体力
双子を出産した時、まだ現地採用の身分で日系の会社に勤務していた。
当然、出産・育児休暇も現地従業員と同じ条件。
出産・育児休暇は、最大で90日。
社会保険と会社からの手当てで、最初の45日は給与の100%が保障される。
後半45日は給与の50%が保障される。
だから、たいていのタイ女性は出産当日まで仕事をして、産後45日で職場復帰する。
子供は田舎の親に預けるとか、家族の誰かに手伝いに来てもらうとか。
私は経産婦で双子妊娠だったことから、後半はあまり動きまわると早めに生まれてしまう危険がある、と経験者に教えていただき、自己判断でかなり早めに休暇に入った。(それでも、出産の1ヵ月半前だったけれど)
産休で1ヵ月半使ってしまうと、産後は1ヵ月半しか休めない。
正直、このまま会社を辞めてしまおうかと思った。
体もまだ完全に回復しないままに双子の育児に突入し、夜も3時間おきの授乳があり、まとめて寝られない時期だった。
一方で、今復帰しておかないと、このままずっと、会社勤めが出来ず、家にいる生活になってしまうかもしれない。という危機感もあった。

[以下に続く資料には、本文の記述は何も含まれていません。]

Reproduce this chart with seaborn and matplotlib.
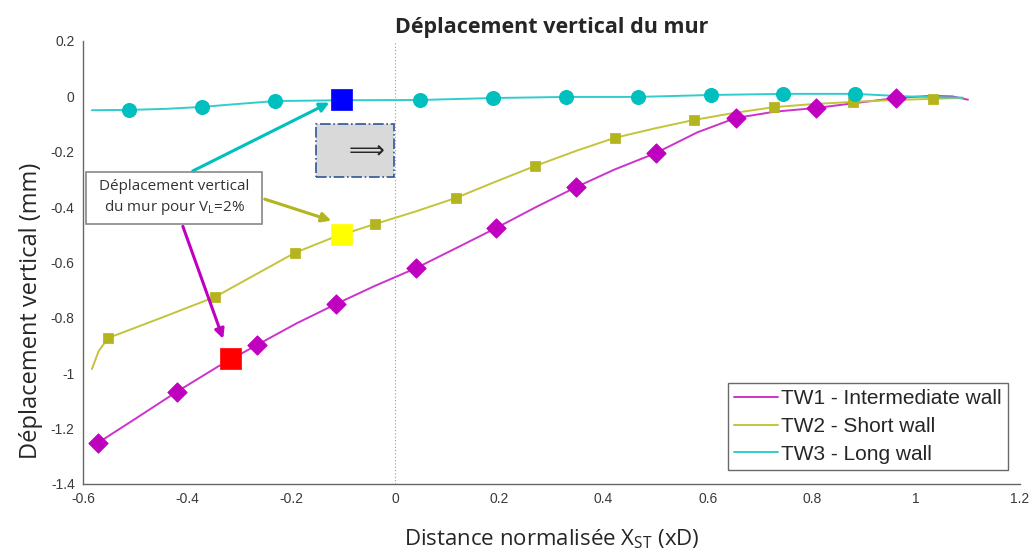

結局、復帰して、昼は会社、夜は子育て、休日は長女の相手、という生活を送った。
そんなときによく助けてもらったのが、日本のビタミン剤。
体の疲れよりも、寝られない、ホッとする時間がない、という精神的に追い詰められた状態を救ってもらった。
そして、そういう生活に慣れた頃、やってしまったのだな。
朝早く起きて、自分の時間を確保。
読みたい本を読んだり、やりたいことをする時間を早朝に作ることにした。
当然、寝不足だけれど、幸せだった。
そんな生活をしばらく続けていたら、原因不明の歯痛に襲われた。
歯全部が痛くて、ものがかめない。
お医者さんに行っても原因が分からず、レントゲンをとっても異常なし。
結局痛み止めをもらって帰ってきた。
同じように、原因不明の体の不調を訴える友人がいた。
その子もやはり、体に無理をしていた。
痛み止めを飲まないと過ごせないひどい歯痛も、睡眠時間を増やすように心がけることで数日で治まった。
友人の場合も、同様だったよう。
あまり体に無理をかけすぎると、体がサインを出してくれるようになったのだと思う。
それでも、やりたいことはやりたいし、多少の無理をしなくては時間が捻出できない。
だから、私も友人も、また少しずつ、体と相談しながら、だましだまし、早起きを再開した。
「お互い、懲りないよね」
と、笑い合いながら。
あれから数年が経った。夜は続けて寝られるようになったし、自営業になったことで、自分の時間も自分で調節することで、割と自由に確保できるようになった。
それでも、普段の生活に、学生としての勉強の時間を割り込ませるには、睡眠時間を削る必要があった。
と言うわけで、昨日からまた、歯痛。
今回は全ての歯ではなく、親知らず。
以前から親知らずが少しずつ出てきていた。歯医者さんにも、「それ、抜かないとダメよ」と言われていた。でも、幸いなことに傷みがなかったので、そのままにしておいた。
それが急に痛み出したのだ。
ちょっと無理しすぎた、というサインなのかもしれない。
また、体と相談しながら、「もう少し、頑張れない?」と交渉する時期が来たのかもしれない。
歯の痛みは、タイの痛み止めを飲んだら15分後には治まった。
このまま、数日で痛みがひいてくれればいいのだけれど。